» **EXERCISE DATA**:
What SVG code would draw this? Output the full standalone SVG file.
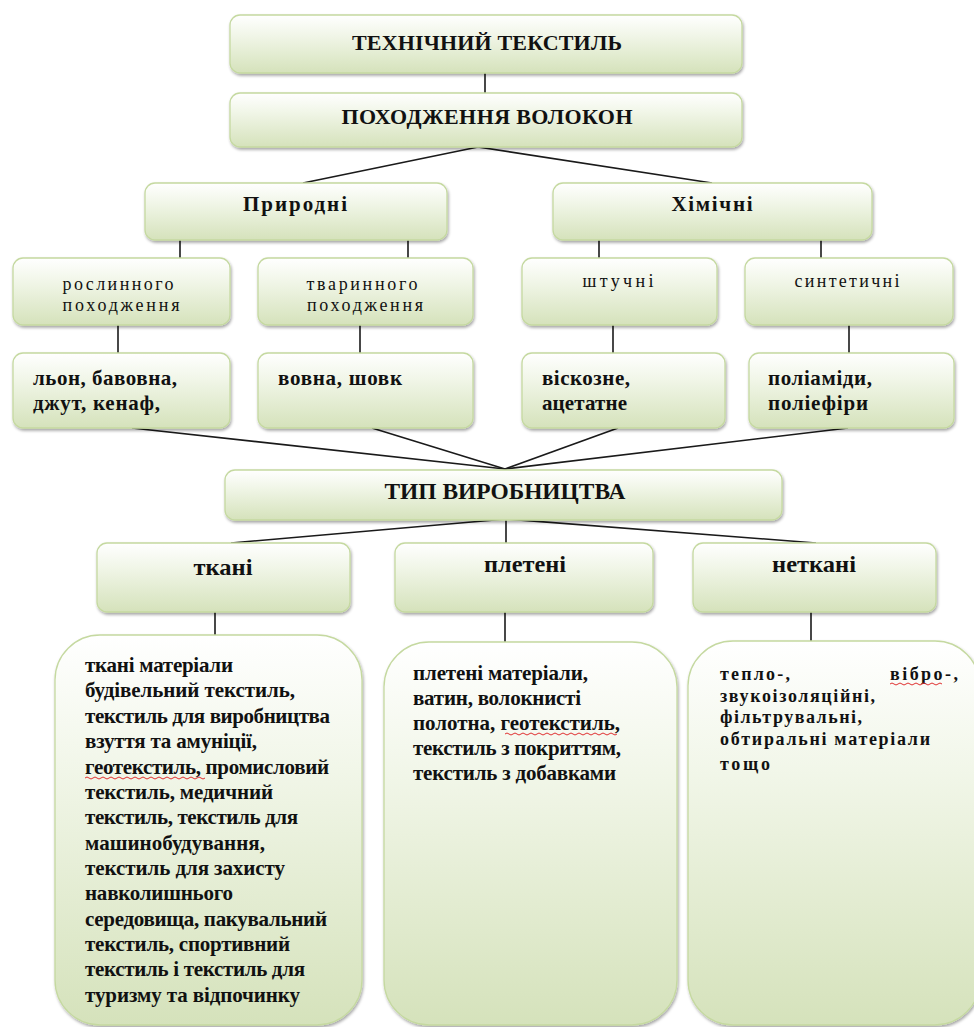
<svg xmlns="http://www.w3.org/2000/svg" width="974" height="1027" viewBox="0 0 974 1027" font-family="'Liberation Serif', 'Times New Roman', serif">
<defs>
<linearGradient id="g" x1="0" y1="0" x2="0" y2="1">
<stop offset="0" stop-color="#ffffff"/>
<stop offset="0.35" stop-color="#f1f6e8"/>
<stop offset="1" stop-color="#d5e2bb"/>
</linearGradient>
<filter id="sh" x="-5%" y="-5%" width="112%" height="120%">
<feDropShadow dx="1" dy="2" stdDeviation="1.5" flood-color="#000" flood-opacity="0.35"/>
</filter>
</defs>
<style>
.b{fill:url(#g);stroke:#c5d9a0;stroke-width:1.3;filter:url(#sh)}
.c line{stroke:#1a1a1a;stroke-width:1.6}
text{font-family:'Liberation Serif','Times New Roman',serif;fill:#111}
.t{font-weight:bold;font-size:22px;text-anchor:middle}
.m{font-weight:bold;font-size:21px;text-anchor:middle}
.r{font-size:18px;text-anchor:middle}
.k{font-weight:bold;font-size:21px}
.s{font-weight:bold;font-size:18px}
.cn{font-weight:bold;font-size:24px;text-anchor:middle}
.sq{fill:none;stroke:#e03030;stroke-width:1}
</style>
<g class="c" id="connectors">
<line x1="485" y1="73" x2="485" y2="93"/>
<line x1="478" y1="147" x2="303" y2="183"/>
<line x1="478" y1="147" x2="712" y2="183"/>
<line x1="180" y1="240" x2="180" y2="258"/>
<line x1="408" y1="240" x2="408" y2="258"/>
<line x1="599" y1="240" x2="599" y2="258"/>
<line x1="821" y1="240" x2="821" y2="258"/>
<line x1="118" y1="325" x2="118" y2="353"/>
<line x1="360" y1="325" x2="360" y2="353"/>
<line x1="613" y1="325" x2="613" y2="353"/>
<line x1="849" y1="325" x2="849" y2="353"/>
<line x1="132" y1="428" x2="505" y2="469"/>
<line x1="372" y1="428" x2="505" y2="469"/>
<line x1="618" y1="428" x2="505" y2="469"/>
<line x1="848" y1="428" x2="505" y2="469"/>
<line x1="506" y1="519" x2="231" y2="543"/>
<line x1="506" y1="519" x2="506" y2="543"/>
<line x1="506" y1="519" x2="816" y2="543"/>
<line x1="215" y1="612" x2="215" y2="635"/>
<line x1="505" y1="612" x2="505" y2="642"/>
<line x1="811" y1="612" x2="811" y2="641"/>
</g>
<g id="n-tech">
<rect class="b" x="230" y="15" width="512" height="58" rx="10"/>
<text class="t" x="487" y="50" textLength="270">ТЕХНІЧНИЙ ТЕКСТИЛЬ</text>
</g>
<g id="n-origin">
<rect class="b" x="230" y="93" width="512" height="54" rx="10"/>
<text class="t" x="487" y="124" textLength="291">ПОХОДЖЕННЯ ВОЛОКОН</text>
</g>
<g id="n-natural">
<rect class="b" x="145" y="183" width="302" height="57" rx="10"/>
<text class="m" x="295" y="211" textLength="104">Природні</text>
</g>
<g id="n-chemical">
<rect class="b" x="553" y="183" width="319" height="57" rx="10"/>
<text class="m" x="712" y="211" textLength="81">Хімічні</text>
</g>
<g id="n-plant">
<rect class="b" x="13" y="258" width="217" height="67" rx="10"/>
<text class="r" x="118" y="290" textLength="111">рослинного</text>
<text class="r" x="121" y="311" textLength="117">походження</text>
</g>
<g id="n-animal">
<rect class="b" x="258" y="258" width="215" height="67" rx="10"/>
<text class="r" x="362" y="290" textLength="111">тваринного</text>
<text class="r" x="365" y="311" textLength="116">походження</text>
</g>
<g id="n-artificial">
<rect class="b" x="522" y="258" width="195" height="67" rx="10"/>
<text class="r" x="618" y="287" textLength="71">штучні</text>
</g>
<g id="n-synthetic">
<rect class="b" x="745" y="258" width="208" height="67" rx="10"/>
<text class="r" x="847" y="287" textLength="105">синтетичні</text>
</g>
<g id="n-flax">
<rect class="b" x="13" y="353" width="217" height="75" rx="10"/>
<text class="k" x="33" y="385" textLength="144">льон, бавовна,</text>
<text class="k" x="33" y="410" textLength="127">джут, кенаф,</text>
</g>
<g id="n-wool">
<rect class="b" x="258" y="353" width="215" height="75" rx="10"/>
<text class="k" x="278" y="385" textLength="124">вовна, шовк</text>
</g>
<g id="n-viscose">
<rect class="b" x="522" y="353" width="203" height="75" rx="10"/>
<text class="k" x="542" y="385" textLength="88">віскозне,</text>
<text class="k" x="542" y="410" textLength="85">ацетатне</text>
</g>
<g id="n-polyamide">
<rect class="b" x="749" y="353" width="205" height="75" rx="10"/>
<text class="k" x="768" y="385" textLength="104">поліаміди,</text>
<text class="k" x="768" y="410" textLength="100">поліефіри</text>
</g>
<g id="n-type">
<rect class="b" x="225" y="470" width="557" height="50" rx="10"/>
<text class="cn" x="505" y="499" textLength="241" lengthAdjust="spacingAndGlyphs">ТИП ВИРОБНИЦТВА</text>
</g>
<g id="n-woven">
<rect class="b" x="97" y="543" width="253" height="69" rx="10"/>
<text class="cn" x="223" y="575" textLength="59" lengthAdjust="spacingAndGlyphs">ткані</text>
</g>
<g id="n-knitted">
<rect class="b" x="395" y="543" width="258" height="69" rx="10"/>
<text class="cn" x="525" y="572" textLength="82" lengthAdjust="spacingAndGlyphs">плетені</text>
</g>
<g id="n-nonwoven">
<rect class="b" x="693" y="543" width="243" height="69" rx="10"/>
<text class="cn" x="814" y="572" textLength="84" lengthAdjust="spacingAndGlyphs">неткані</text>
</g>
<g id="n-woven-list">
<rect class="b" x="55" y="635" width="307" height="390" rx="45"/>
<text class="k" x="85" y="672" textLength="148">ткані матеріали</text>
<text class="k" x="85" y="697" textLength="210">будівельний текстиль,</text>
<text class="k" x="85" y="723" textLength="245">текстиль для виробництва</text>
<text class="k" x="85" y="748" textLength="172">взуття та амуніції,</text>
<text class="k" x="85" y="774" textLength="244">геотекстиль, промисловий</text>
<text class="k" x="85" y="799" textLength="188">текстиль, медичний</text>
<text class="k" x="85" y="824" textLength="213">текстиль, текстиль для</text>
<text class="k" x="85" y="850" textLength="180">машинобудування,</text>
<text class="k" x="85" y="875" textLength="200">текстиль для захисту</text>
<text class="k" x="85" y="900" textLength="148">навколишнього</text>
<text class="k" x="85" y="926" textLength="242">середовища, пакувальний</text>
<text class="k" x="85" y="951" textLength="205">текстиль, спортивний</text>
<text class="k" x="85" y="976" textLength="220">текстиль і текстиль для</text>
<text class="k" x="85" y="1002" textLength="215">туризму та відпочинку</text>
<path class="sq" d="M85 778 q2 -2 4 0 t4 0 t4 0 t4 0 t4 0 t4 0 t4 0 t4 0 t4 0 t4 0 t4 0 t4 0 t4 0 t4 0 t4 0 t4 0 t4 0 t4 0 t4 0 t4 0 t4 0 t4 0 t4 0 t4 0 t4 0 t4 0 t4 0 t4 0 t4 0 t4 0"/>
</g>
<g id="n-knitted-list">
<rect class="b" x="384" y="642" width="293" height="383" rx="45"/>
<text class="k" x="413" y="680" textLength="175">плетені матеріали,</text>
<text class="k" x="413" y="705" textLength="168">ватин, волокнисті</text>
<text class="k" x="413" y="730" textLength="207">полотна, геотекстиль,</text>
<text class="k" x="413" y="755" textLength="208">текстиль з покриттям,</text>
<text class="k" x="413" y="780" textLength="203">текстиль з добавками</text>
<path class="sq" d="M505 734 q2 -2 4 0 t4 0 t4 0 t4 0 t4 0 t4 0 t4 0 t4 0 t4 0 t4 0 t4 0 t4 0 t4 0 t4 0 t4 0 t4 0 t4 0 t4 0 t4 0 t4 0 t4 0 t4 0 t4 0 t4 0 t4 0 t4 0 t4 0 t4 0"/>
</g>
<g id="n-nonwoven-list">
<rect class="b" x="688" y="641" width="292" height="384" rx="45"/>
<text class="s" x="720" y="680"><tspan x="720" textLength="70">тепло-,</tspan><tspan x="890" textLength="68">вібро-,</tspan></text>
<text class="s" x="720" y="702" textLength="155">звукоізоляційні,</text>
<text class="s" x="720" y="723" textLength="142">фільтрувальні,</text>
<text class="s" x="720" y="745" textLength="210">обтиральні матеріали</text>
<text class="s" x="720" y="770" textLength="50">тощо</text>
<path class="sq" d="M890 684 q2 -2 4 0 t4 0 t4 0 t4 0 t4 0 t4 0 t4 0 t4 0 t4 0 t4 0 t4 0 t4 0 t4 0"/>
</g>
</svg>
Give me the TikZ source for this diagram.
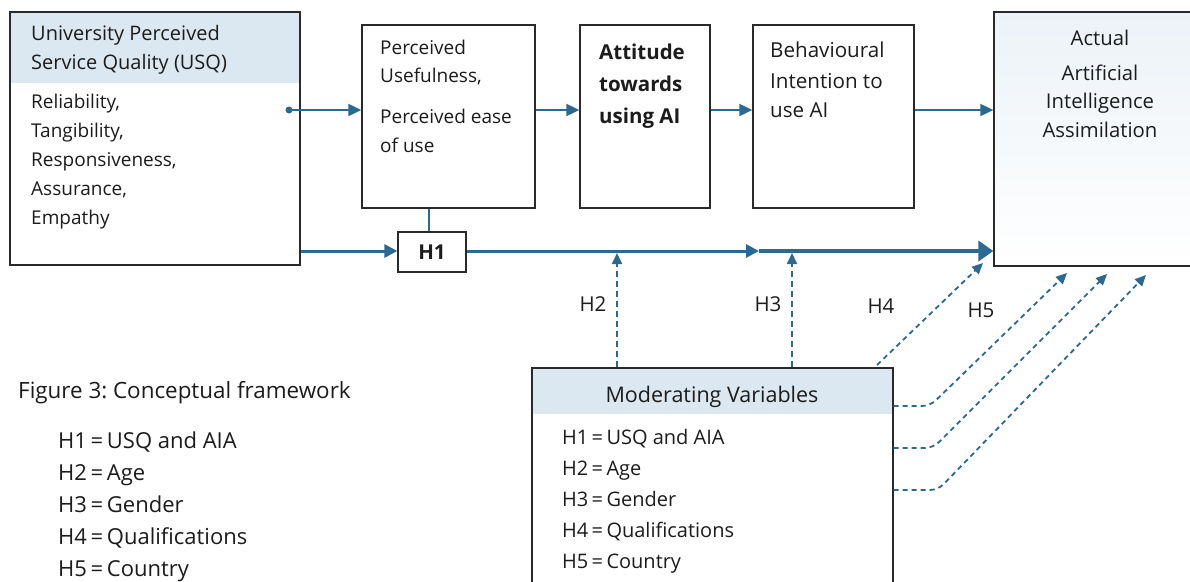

» **TASK GOAL**: Give only the number of lines in the data that include the string "this".

» **THE REPLY**: 2